Jakovenko learned chess from his father at the age of three years and was later coached by former Garry Kasparov's trainer Alexander Nikitin. In 2001 he won the Under-18 section of the World Youth Chess Championships and the Saint-Vincent Open.

Jakovenko tied for first place in the Russian Championship Superfinal 2006, but lost the playoff against Evgeny Alekseev, got second place at Pamplona 2006/2007, Corus B Group 2007, and Aeroflot Open 2007. He finished first in the Anatoly Karpov International Tournament (pl) in Poikovsky, Khanty-Mansi Autonomous Okrug-Yugra, Russia in 2007 and 2012.

In the July 2009 FIDE World Rankings Jakovenko became the fifth highest rated chess player in the world and overtook Vladimir Kramnik as the number one Russian (Kramnik regained the position in September that year). In the same month Jakovenko competed at the Dortmund Sparkassen Chess Meeting, finishing fourth on tiebreak with Peter Leko and Magnus Carlsen with a score of 5½/10, half a point behind Kramnik.
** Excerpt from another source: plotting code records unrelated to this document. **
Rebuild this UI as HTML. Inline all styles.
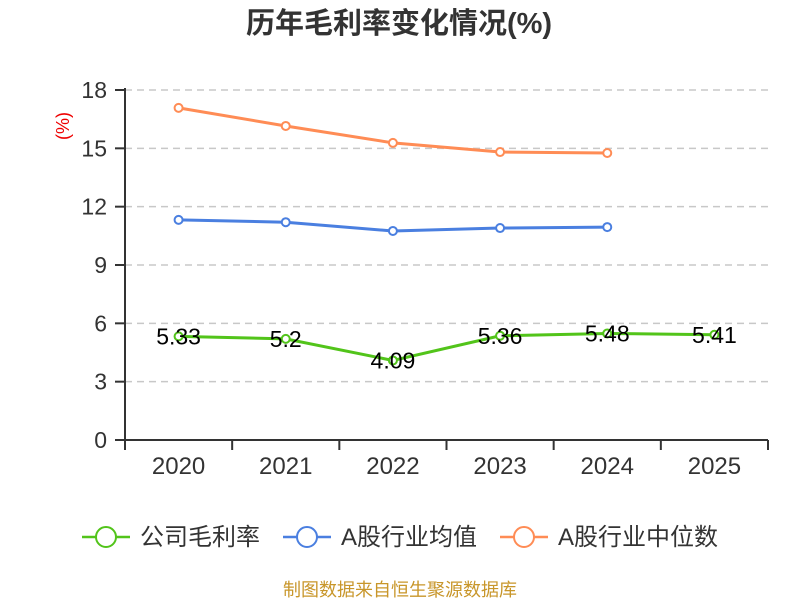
<!DOCTYPE html>
<html><head><meta charset="utf-8"><style>
body{margin:0;background:#fff;}
svg text{font-family:"Liberation Sans","Noto Sans CJK SC",sans-serif;}
</style></head><body>
<svg id="c" width="800" height="600">
<text x="399" y="33" text-anchor="middle" font-size="29" font-weight="bold" fill="#333">历年毛利率变化情况(%)</text>
<text transform="translate(69,126) rotate(-90)" text-anchor="middle" font-size="18" fill="#e00">(%)</text>
<g id="grid"></g><g id="axes"></g><g id="series"></g>
<g font-size="24" fill="#333">
<g><line x1="82" y1="537" x2="130" y2="537" stroke="#52c41a" stroke-width="2.5"/><circle cx="106" cy="537" r="10" fill="#fff" stroke="#52c41a" stroke-width="2"/><text x="140" y="545">公司毛利率</text></g>
<g><line x1="283" y1="537" x2="331" y2="537" stroke="#4a7fe0" stroke-width="2.5"/><circle cx="307" cy="537" r="10" fill="#fff" stroke="#4a7fe0" stroke-width="2"/><text x="341" y="545">A股行业均值</text></g>
<g><line x1="500" y1="537" x2="548" y2="537" stroke="#ff8c55" stroke-width="2.5"/><circle cx="524" cy="537" r="10" fill="#fff" stroke="#ff8c55" stroke-width="2"/><text x="558" y="545">A股行业中位数</text></g>
</g>
<text x="400" y="596" text-anchor="middle" font-size="18" fill="#c8962a">制图数据来自恒生聚源数据库</text>
</svg>
<script>
const categories=["2020","2021","2022","2023","2024","2025"];
const companyMargin=[5.33,5.2,4.09,5.36,5.48,5.41];
const industryAvg=[11.32,11.2,10.75,10.9,10.95];
const industryMedian=[17.08,16.15,15.28,14.81,14.76];
const yTicks=[0,3,6,9,12,15,18];
const NS="http://www.w3.org/2000/svg";
const x0=125,x1=768,yB=440,yT=90,yMax=18;
const bw=(x1-x0)/categories.length;
const X=i=>x0+bw*(i+0.5);
const Y=v=>yB-(v/yMax)*(yB-yT);
function mk(t,a,p){const e=document.createElementNS(NS,t);for(const k in a)e.setAttribute(k,a[k]);p.appendChild(e);return e;}
const grid=document.getElementById('grid'),axes=document.getElementById('axes'),ser=document.getElementById('series');
yTicks.forEach(v=>{
 if(v>0){const g=mk('line',{x1:x0,x2:x1,y1:Y(v),y2:Y(v),stroke:'#c8c8c8','stroke-dasharray':'7,5','stroke-width':1.5},grid);
 
 }
 const tk=mk('line',{x1:x0-10,x2:x0,y1:Y(v),y2:Y(v),stroke:'#333','stroke-width':2},axes);
 
 
 const t=mk('text',{x:x0-18,y:Y(v)+8,'text-anchor':'end','font-size':23,fill:'#333'},axes);t.textContent=v;
 
 
});
const ya=mk('line',{x1:x0,x2:x0,y1:yT-2,y2:yB,stroke:'#333','stroke-width':2},axes);


const xa=mk('line',{x1:x0,x2:x1,y1:yB,y2:yB,stroke:'#333','stroke-width':2},axes);


for(let i=0;i<=categories.length;i++){const l=mk('line',{x1:x0+bw*i,x2:x0+bw*i,y1:yB,y2:yB+10,stroke:'#333','stroke-width':2},axes);
 
 }
categories.forEach((c,i)=>{const t=mk('text',{x:X(i),y:474,'text-anchor':'middle','font-size':24,fill:'#333'},axes);t.textContent=c;
 
 });
function series(vals,color,name,labels){
 const g=mk('g',{},ser);
 
 
 const p=mk('polyline',{points:vals.map((v,i)=>X(i)+','+Y(v)).join(' '),fill:'none',stroke:color,'stroke-width':3},g);
 
 
 vals.forEach((v,i)=>{const c=mk('circle',{cx:X(i),cy:Y(v),r:4,fill:'#fff',stroke:color,'stroke-width':2},g);
  
  
  if(labels){const t=mk('text',{x:X(i),y:Y(v)+8,'text-anchor':'middle','font-size':23,fill:'#000'},g);t.textContent=v;
   
   }
 });
}
series(industryMedian,'#ff8c55','industry-median-series',false);
series(industryAvg,'#4a7fe0','industry-average-series',false);
series(companyMargin,'#52c41a','gross-margin-series',true);
</script>
</body></html>
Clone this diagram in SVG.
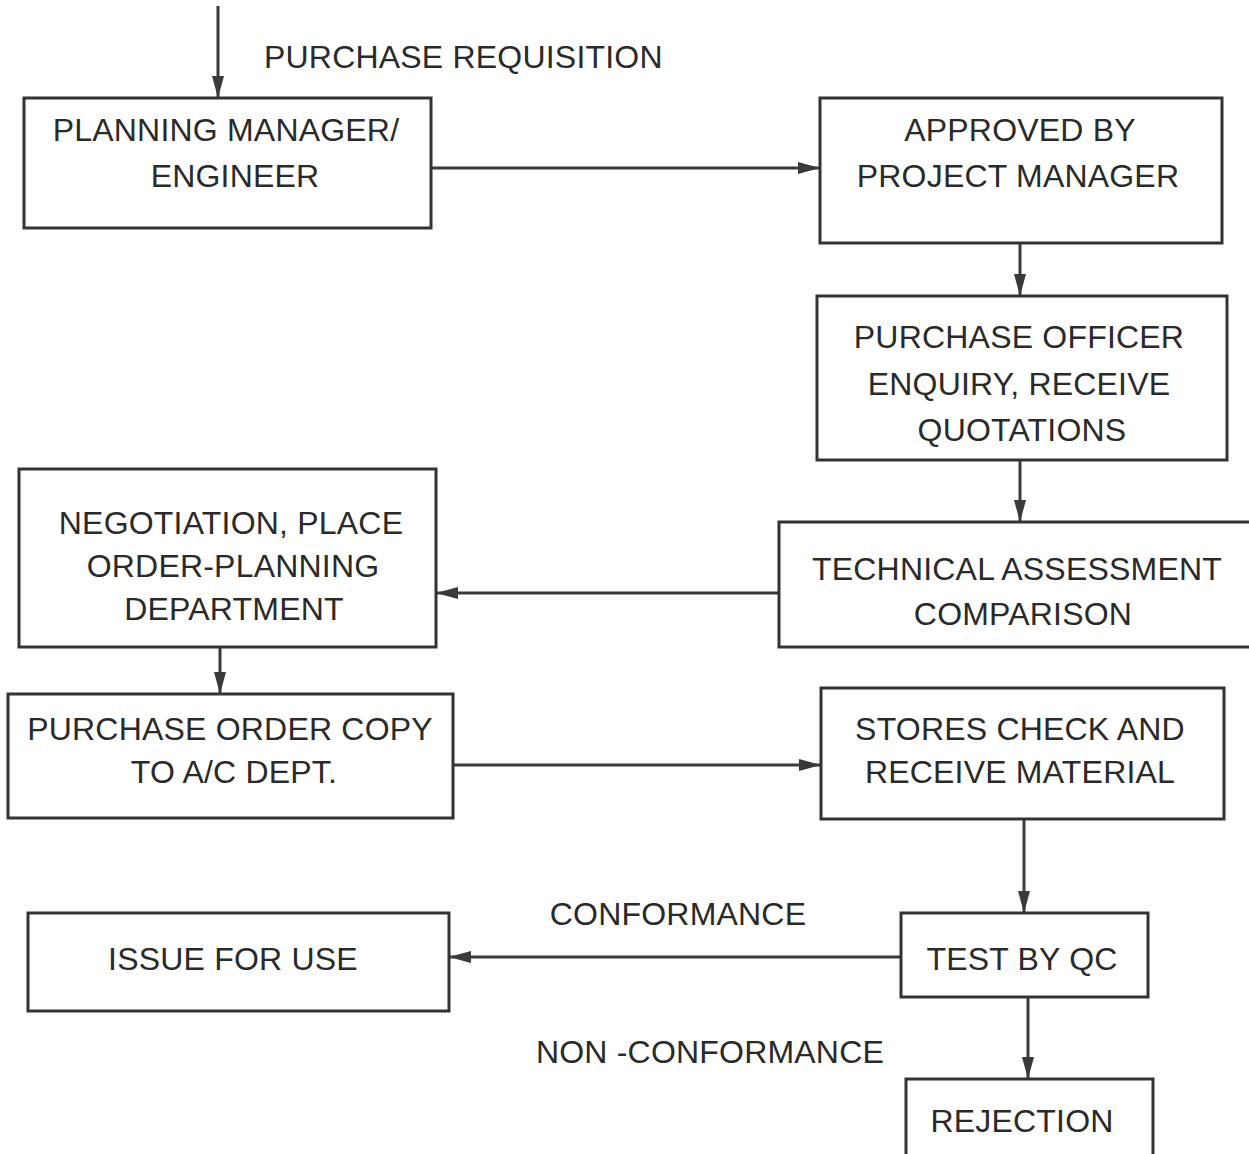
<svg xmlns="http://www.w3.org/2000/svg" width="1249" height="1154" viewBox="0 0 1249 1154">
<style>
.box{fill:#fff;stroke:#333;stroke-width:3}
.t{font-family:"Liberation Sans",Arial,sans-serif;font-size:32px;fill:#2a2a2a;text-anchor:middle;letter-spacing:0.2px}
.l{text-anchor:start}
.c{fill:none;stroke:#3a3a3a;stroke-width:3;marker-end:url(#ah)}
</style>
<defs>
<marker id="ah" markerUnits="userSpaceOnUse" markerWidth="24" markerHeight="14" refX="22" refY="7" orient="auto">
<path d="M0,1 L22,7 L0,13 z" fill="#3a3a3a"/>
</marker>
</defs>
<rect width="1249" height="1154" fill="#fff"/>
<g id="connectors">
<line class="c" x1="218" y1="6" x2="218" y2="98"/>
<line class="c" x1="431" y1="168" x2="820" y2="168"/>
<line class="c" x1="1020" y1="243" x2="1020" y2="296"/>
<line class="c" x1="1020" y1="460" x2="1020" y2="522"/>
<line class="c" x1="779" y1="593" x2="436" y2="593"/>
<line class="c" x1="220" y1="647" x2="220" y2="694"/>
<line class="c" x1="453" y1="765" x2="821" y2="765"/>
<line class="c" x1="1024" y1="819" x2="1024" y2="913"/>
<line class="c" x1="901" y1="957" x2="449" y2="957"/>
<line class="c" x1="1028" y1="997" x2="1028" y2="1079"/>
</g>
<g id="labels">
<text class="t l" x="264" y="68">PURCHASE REQUISITION</text>
<text class="t" x="678" y="925">CONFORMANCE</text>
<text class="t" x="710" y="1063">NON -CONFORMANCE</text>
</g>
<g id="planning">
<rect class="box" x="24" y="98" width="407" height="130"/>
<text class="t" x="226" y="141">PLANNING MANAGER/</text>
<text class="t" x="235" y="187">ENGINEER</text>
</g>
<g id="approved">
<rect class="box" x="820" y="98" width="402" height="145"/>
<text class="t" x="1020" y="141">APPROVED BY</text>
<text class="t" x="1018" y="187">PROJECT MANAGER</text>
</g>
<g id="purchase-officer">
<rect class="box" x="817" y="296" width="410" height="164"/>
<text class="t" x="1019" y="348">PURCHASE OFFICER</text>
<text class="t" x="1019" y="395">ENQUIRY, RECEIVE</text>
<text class="t" x="1022" y="441">QUOTATIONS</text>
</g>
<g id="technical">
<rect class="box" x="779" y="522" width="490" height="125"/>
<text class="t" x="1017" y="580">TECHNICAL ASSESSMENT</text>
<text class="t" x="1023" y="625">COMPARISON</text>
</g>
<g id="negotiation">
<rect class="box" x="19" y="469" width="417" height="178"/>
<text class="t" x="231" y="534">NEGOTIATION, PLACE</text>
<text class="t" x="233" y="577">ORDER-PLANNING</text>
<text class="t" x="234" y="620">DEPARTMENT</text>
</g>
<g id="po-copy">
<rect class="box" x="8" y="694" width="445" height="124"/>
<text class="t" x="230" y="740">PURCHASE ORDER COPY</text>
<text class="t" x="234" y="783">TO A/C DEPT.</text>
</g>
<g id="stores">
<rect class="box" x="821" y="688" width="403" height="131"/>
<text class="t" x="1020" y="740">STORES CHECK AND</text>
<text class="t" x="1020" y="783">RECEIVE MATERIAL</text>
</g>
<g id="issue">
<rect class="box" x="28" y="913" width="421" height="98"/>
<text class="t" x="233" y="970">ISSUE FOR USE</text>
</g>
<g id="test">
<rect class="box" x="901" y="913" width="247" height="84"/>
<text class="t" x="1022" y="970">TEST BY QC</text>
</g>
<g id="rejection">
<rect class="box" x="906" y="1079" width="247" height="90"/>
<text class="t" x="1022" y="1132">REJECTION</text>
</g>
</svg>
Jakovenko won the 2012 European Individual Chess Championship in Plovdiv with a score of 8½/11 points. He won the Russian Cup knockout tournament in 2013, 2014 and 2016. In December 2014, Jakovenko took second place, behind Igor Lysyj, in the Superfinal of the 67th Russian championship in Kazan.
Jakovenko tied for first place with Hikaru Nakamura and Fabiano Caruana in the last stage of the FIDE Grand Prix 2014–15, held in Khanty Mansyisk, scoring 6½/11 points. He took first place on tiebreak and placed third in the Grand Prix overall standings with 310 points.